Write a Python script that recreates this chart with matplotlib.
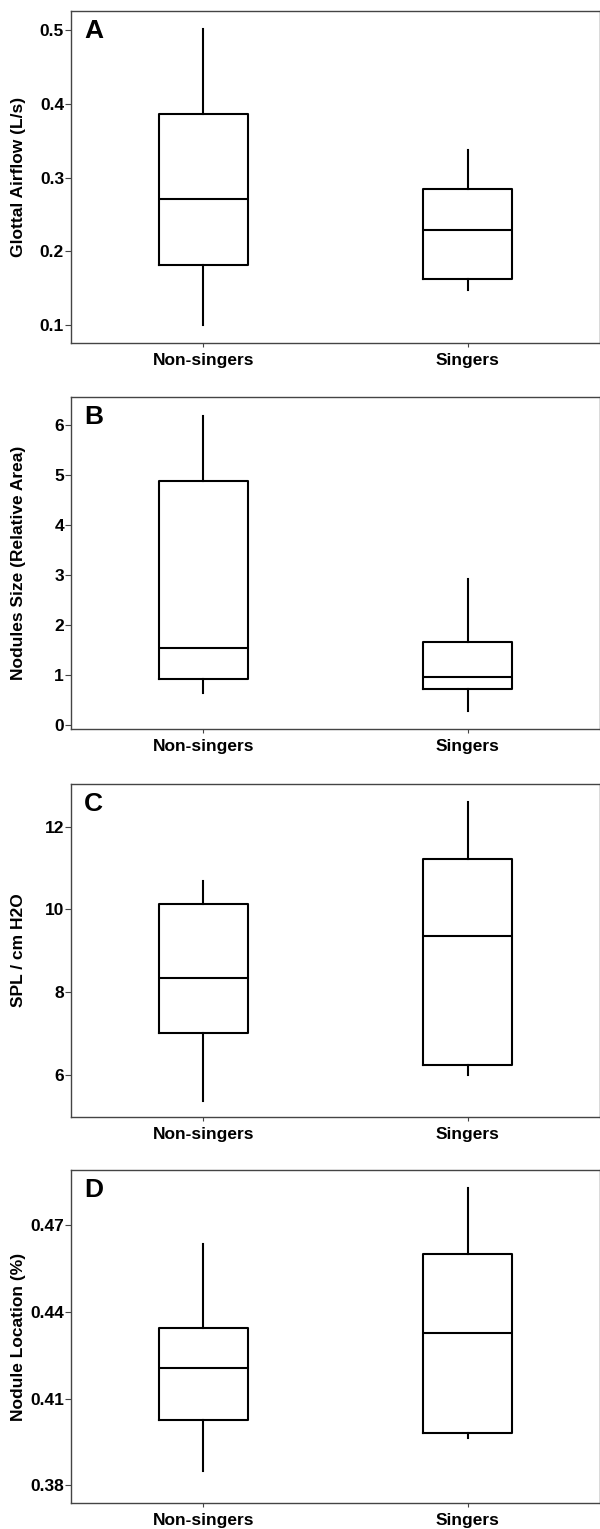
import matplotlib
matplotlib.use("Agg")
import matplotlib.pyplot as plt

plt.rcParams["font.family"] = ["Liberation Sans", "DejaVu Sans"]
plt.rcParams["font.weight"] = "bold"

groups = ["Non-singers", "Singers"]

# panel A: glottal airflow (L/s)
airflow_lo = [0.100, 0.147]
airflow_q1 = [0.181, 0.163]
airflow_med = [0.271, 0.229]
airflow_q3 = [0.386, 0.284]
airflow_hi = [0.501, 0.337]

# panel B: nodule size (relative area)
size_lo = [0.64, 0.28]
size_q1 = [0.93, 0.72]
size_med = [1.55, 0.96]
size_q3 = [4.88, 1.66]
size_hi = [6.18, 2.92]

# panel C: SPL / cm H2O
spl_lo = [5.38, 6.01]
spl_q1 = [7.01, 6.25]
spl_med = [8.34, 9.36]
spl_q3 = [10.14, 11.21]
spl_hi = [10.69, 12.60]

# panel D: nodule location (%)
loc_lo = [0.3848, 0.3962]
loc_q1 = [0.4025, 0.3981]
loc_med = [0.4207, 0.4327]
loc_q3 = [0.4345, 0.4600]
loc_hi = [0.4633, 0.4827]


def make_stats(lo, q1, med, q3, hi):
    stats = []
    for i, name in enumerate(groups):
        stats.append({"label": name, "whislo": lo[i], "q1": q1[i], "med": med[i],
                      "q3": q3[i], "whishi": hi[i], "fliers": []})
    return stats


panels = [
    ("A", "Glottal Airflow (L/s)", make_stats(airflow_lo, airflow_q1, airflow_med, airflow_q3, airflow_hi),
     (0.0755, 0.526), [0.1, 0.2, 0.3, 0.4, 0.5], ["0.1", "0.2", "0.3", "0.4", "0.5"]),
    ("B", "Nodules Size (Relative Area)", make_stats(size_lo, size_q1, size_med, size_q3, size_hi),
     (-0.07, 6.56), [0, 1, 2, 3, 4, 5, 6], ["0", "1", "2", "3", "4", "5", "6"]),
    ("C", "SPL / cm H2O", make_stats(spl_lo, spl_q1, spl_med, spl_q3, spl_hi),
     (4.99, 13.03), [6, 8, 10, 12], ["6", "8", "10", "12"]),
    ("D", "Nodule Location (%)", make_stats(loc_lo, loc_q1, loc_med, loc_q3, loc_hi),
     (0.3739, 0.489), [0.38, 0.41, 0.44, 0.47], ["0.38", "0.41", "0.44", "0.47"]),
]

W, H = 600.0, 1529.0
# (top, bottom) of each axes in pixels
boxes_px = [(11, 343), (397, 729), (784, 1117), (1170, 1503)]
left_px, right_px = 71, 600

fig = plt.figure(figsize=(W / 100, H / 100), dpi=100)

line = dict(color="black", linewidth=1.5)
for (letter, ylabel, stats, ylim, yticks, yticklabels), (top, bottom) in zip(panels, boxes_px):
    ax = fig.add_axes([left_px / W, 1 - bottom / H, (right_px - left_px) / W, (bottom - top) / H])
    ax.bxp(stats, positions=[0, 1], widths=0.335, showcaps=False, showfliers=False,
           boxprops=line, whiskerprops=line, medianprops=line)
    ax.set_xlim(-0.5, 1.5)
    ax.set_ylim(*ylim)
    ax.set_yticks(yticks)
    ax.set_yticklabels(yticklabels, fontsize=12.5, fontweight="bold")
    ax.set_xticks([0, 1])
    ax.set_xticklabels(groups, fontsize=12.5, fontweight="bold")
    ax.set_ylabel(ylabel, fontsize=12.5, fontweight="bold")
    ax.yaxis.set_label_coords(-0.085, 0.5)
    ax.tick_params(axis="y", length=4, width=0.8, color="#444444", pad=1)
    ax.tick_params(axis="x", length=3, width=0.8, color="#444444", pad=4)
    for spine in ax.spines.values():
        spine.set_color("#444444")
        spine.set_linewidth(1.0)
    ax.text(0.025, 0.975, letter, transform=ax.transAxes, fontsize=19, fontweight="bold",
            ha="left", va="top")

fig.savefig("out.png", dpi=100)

Exercise requirements:
Do not copy the pictures, but repeat every line exactly.

Exercise solution:
Write a Python script that recreates this chart with matplotlib.
import matplotlib
matplotlib.use("Agg")
import matplotlib.pyplot as plt

plt.rcParams["font.family"] = ["Liberation Sans", "DejaVu Sans"]
plt.rcParams["font.weight"] = "bold"

groups = ["Non-singers", "Singers"]

# panel A: glottal airflow (L/s)
airflow_lo = [0.100, 0.147]
airflow_q1 = [0.181, 0.163]
airflow_med = [0.271, 0.229]
airflow_q3 = [0.386, 0.284]
airflow_hi = [0.501, 0.337]

# panel B: nodule size (relative area)
size_lo = [0.64, 0.28]
size_q1 = [0.93, 0.72]
size_med = [1.55, 0.96]
size_q3 = [4.88, 1.66]
size_hi = [6.18, 2.92]

# panel C: SPL / cm H2O
spl_lo = [5.38, 6.01]
spl_q1 = [7.01, 6.25]
spl_med = [8.34, 9.36]
spl_q3 = [10.14, 11.21]
spl_hi = [10.69, 12.60]

# panel D: nodule location (%)
loc_lo = [0.3848, 0.3962]
loc_q1 = [0.4025, 0.3981]
loc_med = [0.4207, 0.4327]
loc_q3 = [0.4345, 0.4600]
loc_hi = [0.4633, 0.4827]


def make_stats(lo, q1, med, q3, hi):
    stats = []
    for i, name in enumerate(groups):
        stats.append({"label": name, "whislo": lo[i], "q1": q1[i], "med": med[i],
                      "q3": q3[i], "whishi": hi[i], "fliers": []})
    return stats


panels = [
    ("A", "Glottal Airflow (L/s)", make_stats(airflow_lo, airflow_q1, airflow_med, airflow_q3, airflow_hi),
     (0.0755, 0.526), [0.1, 0.2, 0.3, 0.4, 0.5], ["0.1", "0.2", "0.3", "0.4", "0.5"]),
    ("B", "Nodules Size (Relative Area)", make_stats(size_lo, size_q1, size_med, size_q3, size_hi),
     (-0.07, 6.56), [0, 1, 2, 3, 4, 5, 6], ["0", "1", "2", "3", "4", "5", "6"]),
    ("C", "SPL / cm H2O", make_stats(spl_lo, spl_q1, spl_med, spl_q3, spl_hi),
     (4.99, 13.03), [6, 8, 10, 12], ["6", "8", "10", "12"]),
    ("D", "Nodule Location (%)", make_stats(loc_lo, loc_q1, loc_med, loc_q3, loc_hi),
     (0.3739, 0.489), [0.38, 0.41, 0.44, 0.47], ["0.38", "0.41", "0.44", "0.47"]),
]

W, H = 600.0, 1529.0
# (top, bottom) of each axes in pixels
boxes_px = [(11, 343), (397, 729), (784, 1117), (1170, 1503)]
left_px, right_px = 71, 600

fig = plt.figure(figsize=(W / 100, H / 100), dpi=100)

line = dict(color="black", linewidth=1.5)
for (letter, ylabel, stats, ylim, yticks, yticklabels), (top, bottom) in zip(panels, boxes_px):
    ax = fig.add_axes([left_px / W, 1 - bottom / H, (right_px - left_px) / W, (bottom - top) / H])
    ax.bxp(stats, positions=[0, 1], widths=0.335, showcaps=False, showfliers=False,
           boxprops=line, whiskerprops=line, medianprops=line)
    ax.set_xlim(-0.5, 1.5)
    ax.set_ylim(*ylim)
    ax.set_yticks(yticks)
    ax.set_yticklabels(yticklabels, fontsize=12.5, fontweight="bold")
    ax.set_xticks([0, 1])
    ax.set_xticklabels(groups, fontsize=12.5, fontweight="bold")
    ax.set_ylabel(ylabel, fontsize=12.5, fontweight="bold")
    ax.yaxis.set_label_coords(-0.085, 0.5)
    ax.tick_params(axis="y", length=4, width=0.8, color="#444444", pad=1)
    ax.tick_params(axis="x", length=3, width=0.8, color="#444444", pad=4)
    for spine in ax.spines.values():
        spine.set_color("#444444")
        spine.set_linewidth(1.0)
    ax.text(0.025, 0.975, letter, transform=ax.transAxes, fontsize=19, fontweight="bold",
            ha="left", va="top")

fig.savefig("out.png", dpi=100)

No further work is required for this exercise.